Guest Author - Margaret Dorraine Baines-Turberfield
“You guys, compared to other GMs, ours is really nice!” one of my players admonished my table a couple of weeks ago.
Maybe it’s because I’m a new GM, or maybe it has to do with having been a player for so long, or maybe I’m just a nice person: I really can’t get behind the whole GM-is-out-to-kill-the-players mentality. At my Friendly Local Gaming Store they have events like International D&D Day where several local GMs prepare and run the same adventure module, and it’s generally accepted that their goal is a Total Player Kill. Seriously? How is that supposed to be fun? I mean for everyone, folks. This game is about group entertainment, not just one jerk getting his jollies by ruining everyone else’s day.
I don’t know about you, but I got into this hobby to have fun. I was introduced to it by people who encouraged me to stretch my creative muscles and explore the fantastic worlds of fantasy that they’d created. Their goal, so far as I could tell, was always to design a genuinely entertaining game session: something engaging, unique, open-ended, and even challenging. Never did I get the impression that their intention was to kill off as many of my characters as possible, forcing me to re-roll every other week or so. Why, then, is the impression or expectation that GMs are cruel out there? Is it true, and I just managed to avoid it in my back-woods corner of Canada? Or, is it a fallacy that must be addressed and debunked?
Now, correct me if I’m wrong, but it actually says in the D&D 4e DMG “the [GM] isn’t playing against the player characters” right? D&D is “fundamentally a cooperative game ... players all cooperate to achieve success for their characters” (Dungeons & Dragons Dungeon Master’s Guide, 4th Edition, pg 4.) And in the Mouse Guard role-playing game, it states that “the GM’s job is to transform the players’ guard mice characters into heroes... by challenging [them] with obstacles” and the whole purpose of the game is for those characters to overcome the challenges and earn the mantle of “hero” (Mouse Guard Role Playing Game, pg 8.) In the White Wolf’s game Changeling, the storyteller (GM’s) role is to “describe what happens to the characters as a result of the players’ words and actions” (emphasis theirs) and that his or her “primary duty is to make sure the other players have a good time.” (Changeling: The Dreaming, pg 5-6.)

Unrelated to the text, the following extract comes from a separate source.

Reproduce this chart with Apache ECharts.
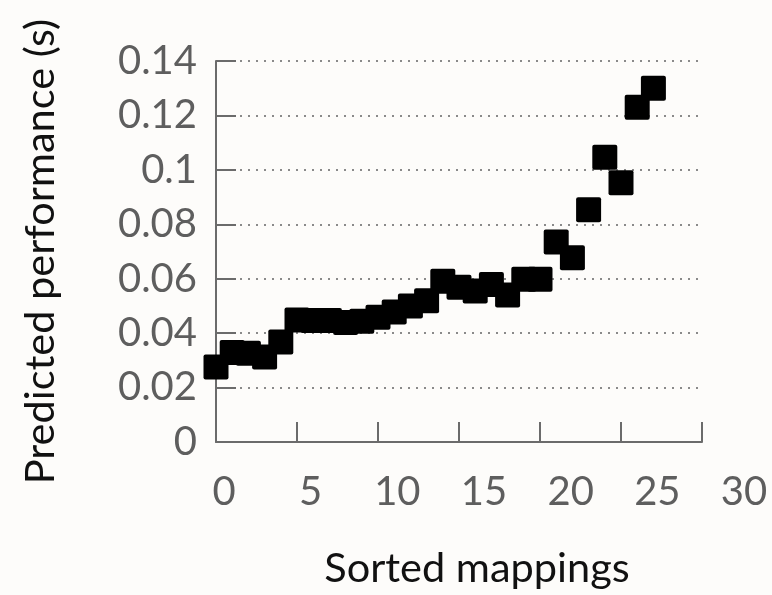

It’s one thing for players to sit down at a table to play a horror game where everyone knows their character will not necessarily survive. A good example of this is Call of Cthulhu, where it’s understood your character will ultimately die a grisly death or survive only to go stark, raving mad and be unplayable. It’s quite another to warp a cooperative game’s intentions so thoroughly as to launch into it aiming for a Total Player Kill. While I know it’s important for me to curb my urge to openly help the players when they get themselves into a bind, I can’t imagine how anyone could think that intentionally antagonizing one’s players is the way to keep them coming back to your table.